The discursive mode Souza favors, in which motifs are derived from secondhand sources and then deployed to exaggerate their mutual neutrality, is thoroughly familiar from the work of Sigmar Polke and David Salle. But Polke and Salle’s nonhierarchical arrangements suggest a paradigm for a valueless social order, whereas Souza insists on an acutely focused simultaneity of perception, leading purposefully, if obliquely, toward some moral insight. All his subjects are mutually informative; no matter how arbitrary they seem, their connectedness is subtly acknowledged. The frequent centrality or symmetry of organization, repetitions of major directional forms, and accumulations of signs and data hint at both syntax and stance.
In Ideological Swindle, 1987, a manic Jimmy Cricket fiddles on a cushy atomic cloud, flanked by a pipe-smoking painter and hat-holding bum and linked by the long horizontal of a U.S. bomber plane.

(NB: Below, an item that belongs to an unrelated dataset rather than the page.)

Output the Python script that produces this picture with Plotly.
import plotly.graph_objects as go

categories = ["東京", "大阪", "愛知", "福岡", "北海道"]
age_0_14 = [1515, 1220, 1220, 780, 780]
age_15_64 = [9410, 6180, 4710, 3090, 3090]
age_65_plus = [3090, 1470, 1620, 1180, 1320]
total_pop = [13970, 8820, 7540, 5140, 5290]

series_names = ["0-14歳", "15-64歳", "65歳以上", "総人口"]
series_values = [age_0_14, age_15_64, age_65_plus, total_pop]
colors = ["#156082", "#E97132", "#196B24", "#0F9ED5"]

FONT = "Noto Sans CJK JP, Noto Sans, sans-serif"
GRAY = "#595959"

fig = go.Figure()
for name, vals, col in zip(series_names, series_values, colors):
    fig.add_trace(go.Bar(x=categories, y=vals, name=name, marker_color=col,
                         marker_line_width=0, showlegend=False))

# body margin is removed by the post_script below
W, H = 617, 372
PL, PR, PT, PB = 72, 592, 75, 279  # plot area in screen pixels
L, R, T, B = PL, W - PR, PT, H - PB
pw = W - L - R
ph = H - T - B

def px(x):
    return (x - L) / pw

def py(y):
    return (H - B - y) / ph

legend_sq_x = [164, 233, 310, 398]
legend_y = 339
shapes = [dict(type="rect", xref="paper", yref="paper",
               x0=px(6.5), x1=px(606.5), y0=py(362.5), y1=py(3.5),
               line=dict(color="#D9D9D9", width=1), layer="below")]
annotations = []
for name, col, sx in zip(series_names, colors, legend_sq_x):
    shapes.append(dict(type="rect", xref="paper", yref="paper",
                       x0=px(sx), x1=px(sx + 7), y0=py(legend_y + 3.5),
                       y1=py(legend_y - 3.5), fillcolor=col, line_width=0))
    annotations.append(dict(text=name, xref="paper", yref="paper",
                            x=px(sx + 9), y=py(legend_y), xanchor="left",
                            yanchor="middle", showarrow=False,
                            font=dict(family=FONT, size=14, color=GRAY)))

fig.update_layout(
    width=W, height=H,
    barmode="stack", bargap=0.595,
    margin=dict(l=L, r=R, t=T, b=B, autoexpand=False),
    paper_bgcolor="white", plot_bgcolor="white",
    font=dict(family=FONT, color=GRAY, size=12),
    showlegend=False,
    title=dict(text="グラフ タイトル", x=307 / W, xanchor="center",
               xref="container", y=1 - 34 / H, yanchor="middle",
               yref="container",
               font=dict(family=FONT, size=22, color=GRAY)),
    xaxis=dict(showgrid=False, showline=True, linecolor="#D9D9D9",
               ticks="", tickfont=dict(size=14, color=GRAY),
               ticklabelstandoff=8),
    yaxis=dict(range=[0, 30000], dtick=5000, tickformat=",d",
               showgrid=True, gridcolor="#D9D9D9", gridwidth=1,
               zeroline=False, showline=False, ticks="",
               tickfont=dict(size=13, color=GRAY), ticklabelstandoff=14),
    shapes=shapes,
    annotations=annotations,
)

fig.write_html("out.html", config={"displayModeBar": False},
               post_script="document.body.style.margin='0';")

The formal symmetry of the work reduces nuclear destruction to a decorative conceit. Wang, 1988, combines the woodcutlike image of a Dürer crucifixion with that of a radiant Chinese mask. But triads of circles interrupt the scene: three is Souza’s “unlucky number,” the throw of the dice into the arena of resurrection. In Mainstream, 1988, little boys swimming at summer camp are encoiled in the swirls of a weather map, and arrested under a diagram instructing Japanese in the proper use of Western toilets. The rationalized order of the composition is a foil to the irrefutable evidence of contamination. Souza is playing Jonathan Swift with the Boy Scouts Handbook.